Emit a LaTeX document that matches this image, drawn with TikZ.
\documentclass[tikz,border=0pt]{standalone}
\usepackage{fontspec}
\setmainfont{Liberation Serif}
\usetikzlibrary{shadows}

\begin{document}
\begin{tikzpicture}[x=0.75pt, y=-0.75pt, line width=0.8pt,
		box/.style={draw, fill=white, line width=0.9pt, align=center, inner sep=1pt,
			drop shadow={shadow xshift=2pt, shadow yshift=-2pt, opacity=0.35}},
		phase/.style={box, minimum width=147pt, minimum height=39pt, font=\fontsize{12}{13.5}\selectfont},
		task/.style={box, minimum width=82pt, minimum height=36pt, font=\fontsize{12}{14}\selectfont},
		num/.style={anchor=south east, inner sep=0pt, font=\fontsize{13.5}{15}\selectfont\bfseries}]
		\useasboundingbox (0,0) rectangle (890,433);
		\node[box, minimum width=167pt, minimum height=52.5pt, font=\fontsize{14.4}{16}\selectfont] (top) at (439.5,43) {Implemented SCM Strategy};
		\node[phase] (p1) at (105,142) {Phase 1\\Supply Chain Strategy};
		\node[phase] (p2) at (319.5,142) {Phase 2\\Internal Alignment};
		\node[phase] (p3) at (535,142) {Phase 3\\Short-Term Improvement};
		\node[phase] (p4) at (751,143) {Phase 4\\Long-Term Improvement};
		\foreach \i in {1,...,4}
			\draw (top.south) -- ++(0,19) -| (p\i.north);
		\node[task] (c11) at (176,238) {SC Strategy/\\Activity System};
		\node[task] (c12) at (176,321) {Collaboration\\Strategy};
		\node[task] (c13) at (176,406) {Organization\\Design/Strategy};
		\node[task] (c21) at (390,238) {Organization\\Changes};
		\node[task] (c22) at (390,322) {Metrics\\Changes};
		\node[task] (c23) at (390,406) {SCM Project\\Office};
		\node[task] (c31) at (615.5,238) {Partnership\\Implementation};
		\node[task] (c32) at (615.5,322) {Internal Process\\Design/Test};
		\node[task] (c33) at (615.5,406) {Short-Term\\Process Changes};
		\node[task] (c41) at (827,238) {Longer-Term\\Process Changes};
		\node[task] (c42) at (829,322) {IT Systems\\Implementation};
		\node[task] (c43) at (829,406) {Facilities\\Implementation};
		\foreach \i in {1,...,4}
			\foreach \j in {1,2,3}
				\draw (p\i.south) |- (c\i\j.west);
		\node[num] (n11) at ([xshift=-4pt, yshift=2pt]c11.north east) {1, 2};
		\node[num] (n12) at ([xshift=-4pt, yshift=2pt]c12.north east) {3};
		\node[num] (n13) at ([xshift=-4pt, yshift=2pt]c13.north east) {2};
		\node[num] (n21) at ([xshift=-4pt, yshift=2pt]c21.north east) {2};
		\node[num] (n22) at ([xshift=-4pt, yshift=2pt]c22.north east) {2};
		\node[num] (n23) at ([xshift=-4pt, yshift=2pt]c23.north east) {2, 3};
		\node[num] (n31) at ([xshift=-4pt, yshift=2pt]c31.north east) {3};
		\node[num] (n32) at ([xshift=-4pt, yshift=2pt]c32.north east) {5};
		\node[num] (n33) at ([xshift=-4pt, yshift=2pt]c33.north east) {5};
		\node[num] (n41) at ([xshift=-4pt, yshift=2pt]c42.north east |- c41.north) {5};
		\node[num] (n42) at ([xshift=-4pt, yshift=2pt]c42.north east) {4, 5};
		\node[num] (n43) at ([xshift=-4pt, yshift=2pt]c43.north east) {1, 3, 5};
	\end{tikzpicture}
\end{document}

.....

## Written problem
Copy all data exactly, start to finish.

## Solution to the exercise
Emit a LaTeX document that matches this image, drawn with TikZ.
\documentclass[tikz,border=0pt]{standalone}
\usepackage{fontspec}
\setmainfont{Liberation Serif}
\usetikzlibrary{shadows}

\begin{document}
\begin{tikzpicture}[x=0.75pt, y=-0.75pt, line width=0.8pt,
		box/.style={draw, fill=white, line width=0.9pt, align=center, inner sep=1pt,
			drop shadow={shadow xshift=2pt, shadow yshift=-2pt, opacity=0.35}},
		phase/.style={box, minimum width=147pt, minimum height=39pt, font=\fontsize{12}{13.5}\selectfont},
		task/.style={box, minimum width=82pt, minimum height=36pt, font=\fontsize{12}{14}\selectfont},
		num/.style={anchor=south east, inner sep=0pt, font=\fontsize{13.5}{15}\selectfont\bfseries}]
		\useasboundingbox (0,0) rectangle (890,433);
		\node[box, minimum width=167pt, minimum height=52.5pt, font=\fontsize{14.4}{16}\selectfont] (top) at (439.5,43) {Implemented SCM Strategy};
		\node[phase] (p1) at (105,142) {Phase 1\\Supply Chain Strategy};
		\node[phase] (p2) at (319.5,142) {Phase 2\\Internal Alignment};
		\node[phase] (p3) at (535,142) {Phase 3\\Short-Term Improvement};
		\node[phase] (p4) at (751,143) {Phase 4\\Long-Term Improvement};
		\foreach \i in {1,...,4}
			\draw (top.south) -- ++(0,19) -| (p\i.north);
		\node[task] (c11) at (176,238) {SC Strategy/\\Activity System};
		\node[task] (c12) at (176,321) {Collaboration\\Strategy};
		\node[task] (c13) at (176,406) {Organization\\Design/Strategy};
		\node[task] (c21) at (390,238) {Organization\\Changes};
		\node[task] (c22) at (390,322) {Metrics\\Changes};
		\node[task] (c23) at (390,406) {SCM Project\\Office};
		\node[task] (c31) at (615.5,238) {Partnership\\Implementation};
		\node[task] (c32) at (615.5,322) {Internal Process\\Design/Test};
		\node[task] (c33) at (615.5,406) {Short-Term\\Process Changes};
		\node[task] (c41) at (827,238) {Longer-Term\\Process Changes};
		\node[task] (c42) at (829,322) {IT Systems\\Implementation};
		\node[task] (c43) at (829,406) {Facilities\\Implementation};
		\foreach \i in {1,...,4}
			\foreach \j in {1,2,3}
				\draw (p\i.south) |- (c\i\j.west);
		\node[num] (n11) at ([xshift=-4pt, yshift=2pt]c11.north east) {1, 2};
		\node[num] (n12) at ([xshift=-4pt, yshift=2pt]c12.north east) {3};
		\node[num] (n13) at ([xshift=-4pt, yshift=2pt]c13.north east) {2};
		\node[num] (n21) at ([xshift=-4pt, yshift=2pt]c21.north east) {2};
		\node[num] (n22) at ([xshift=-4pt, yshift=2pt]c22.north east) {2};
		\node[num] (n23) at ([xshift=-4pt, yshift=2pt]c23.north east) {2, 3};
		\node[num] (n31) at ([xshift=-4pt, yshift=2pt]c31.north east) {3};
		\node[num] (n32) at ([xshift=-4pt, yshift=2pt]c32.north east) {5};
		\node[num] (n33) at ([xshift=-4pt, yshift=2pt]c33.north east) {5};
		\node[num] (n41) at ([xshift=-4pt, yshift=2pt]c42.north east |- c41.north) {5};
		\node[num] (n42) at ([xshift=-4pt, yshift=2pt]c42.north east) {4, 5};
		\node[num] (n43) at ([xshift=-4pt, yshift=2pt]c43.north east) {1, 3, 5};
	\end{tikzpicture}
\end{document}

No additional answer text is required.